日産自動車<7201> 日足(SBI証券提供)

日産自動車<7201> 日足(SBI証券提供)

リーフを作った電気自動車の先駆けでもあって、これまでの歴史を振り返ると一度は潰れかけましたが、カルロス・ゴーンの下で強烈なコストカットを行いました。

一方で、最近の業績は販売台数を伸ばすことを最大限に重視したハリボテだったということができます。フリート販売といってアメリカではタクシー会社、あるいはレンタカー会社に大量販売することによって、販売台数を伸ばすことができていたのですが、それらで大量に売った物というのは、すぐに中古車市場に出回りやすいです。そこで安い価格で大量に日産の中古車が出てくるということになると、ブランド価値自体が毀損してしまうことになっているわけです。

今の日産は、そうやってブランド価値を毀損して、見かけ上の売上だけを立てて業績を増やしているように見えました。けれどもゴーンがいなくなってハリボテの意味がなくなってしまいましたし、その反動というのが今の巨大な赤字という形で出てきています。

また、ルノーとの関係も微妙です。そもそもゴーンを派遣してきたのが、この3分の1以上の株式を持つ大株主のルノー。ルノーが日産系列の利益をグループとして取り込んでいきたいという思いから、ルノーからの指示が資本関係上強くなってしまっています。

さらに、このルノーとフランス政府の力がものすごい強い会社になっていて、もはや国vs国との軋轢(あつれき)を生むような会社になって、とても難しい状況になっています。このような状況から、今どうしても出口が見えない状態になってしまっています。

三菱

三菱自動車工業<7211> 日足(SBI証券提供)

三菱自動車工業<7211> 日足(SBI証券提供)

三菱は、日産が3分の1以上出資したことにより、ルノー・日産グループに入りました。

三菱というと悪路や急な坂に強い車を作る技術を持っていて、東南アジアや欧州といった道の険しい所に人気があります。
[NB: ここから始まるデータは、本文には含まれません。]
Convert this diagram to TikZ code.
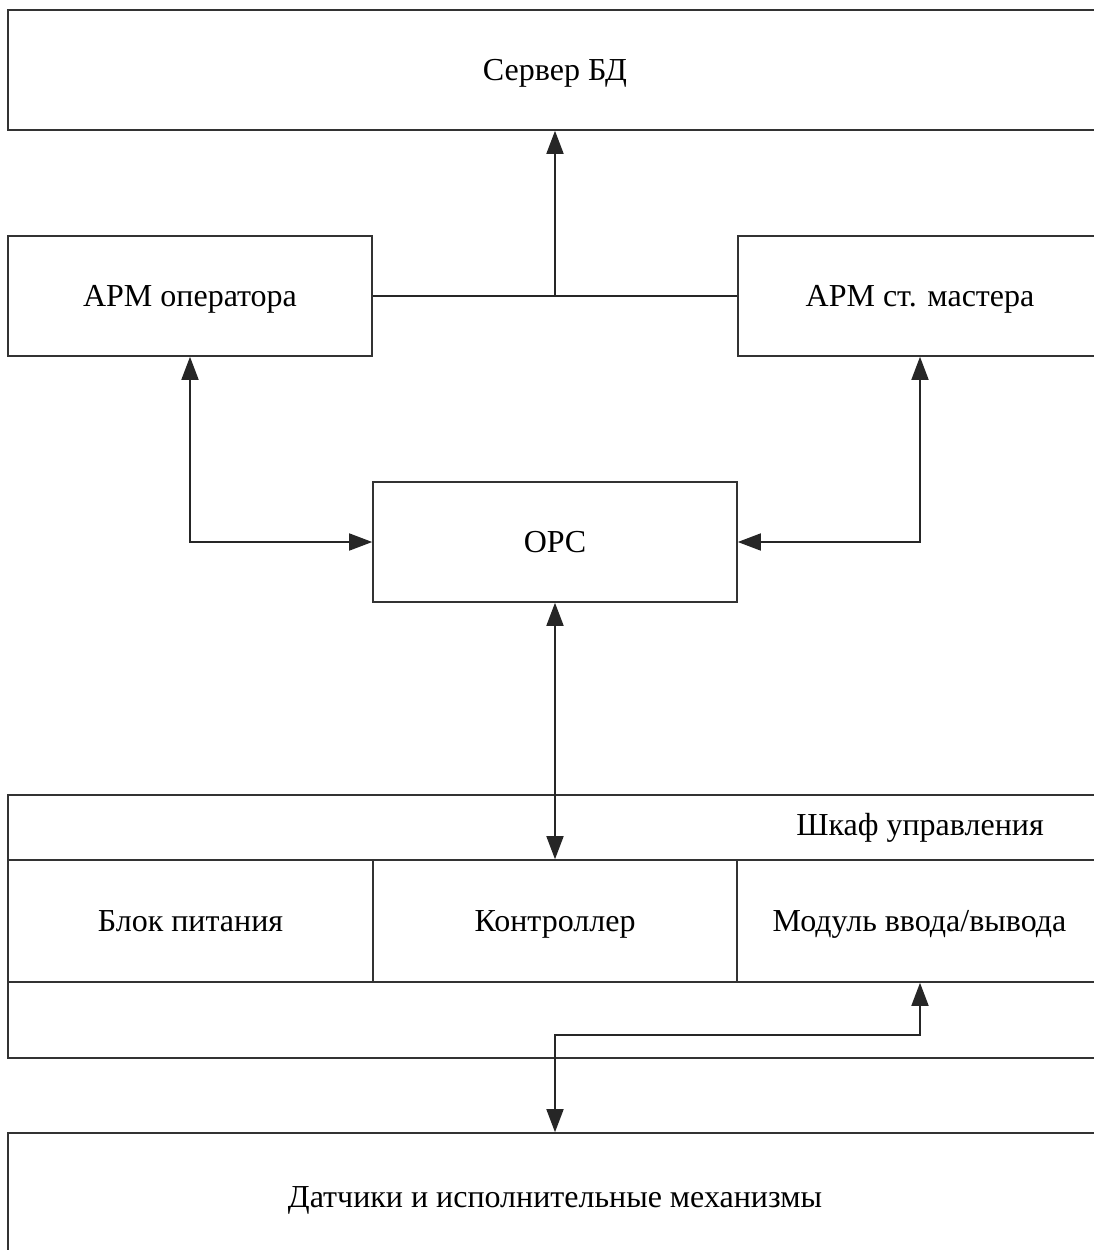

一方で、業績を見ますと営業利益率が低かったり、技術を持っていながらそれを必ずしも安く作ることができず今ひとつですし、規模がかなり小さいというところもあります。

規模があればコスト削減のひとつの大きな要素になりえますが、規模がないということで、コスト競争力もありません。ルノー・日産グループで他の部品の共通化などをすると、コスト競争力はついてくるかなとも思いますが、そうなると、今度は車自体の独自性が失われてしまうということにもなり兼ねないので、結構むずかしいところです。

ルノー・日産グループの中で飲み込まれ、埋もれてしまうという危険性は十分にあると思っています。そもそも今の時点でも利益が出ている会社ではありませんから、厳しい状況にあると考えます。

マツダ

マツダ<7261> 日足(SBI証券提供)

マツダ<7261> 日足(SBI証券提供)

マツダは近年はSUVなどに傾注して人気でしたから、売り上げを伸ばしていた側面もあって、エンジンに強みがあり、車好きには好きな人も多いという会社です。一方で、この会社はそれ以外の特徴というのがあまり見当たりません。

一時は、「マツダ地獄」といわれるようなことがありました。マツダが値引き販売をして車を売る結果、買取価格も安くなってしまいました。買い取る価格があまり付かないということになると、新車を買いたくても安い車しか買えなくて、結局、値引き販売をしてくれるマツダで買うしかない。つまり、マツダから延々に逃れることはできない……といったようなことが起きていた時期もありました。

それが何を意味しているのかと言うと、ブランド力が強くはなかったということを意味しています。ブランド力が確立していない今、車好き以外のニーズがあるのか?というところには疑問を覚える会社です。

業績的にも、あまり振るわない結果になっています。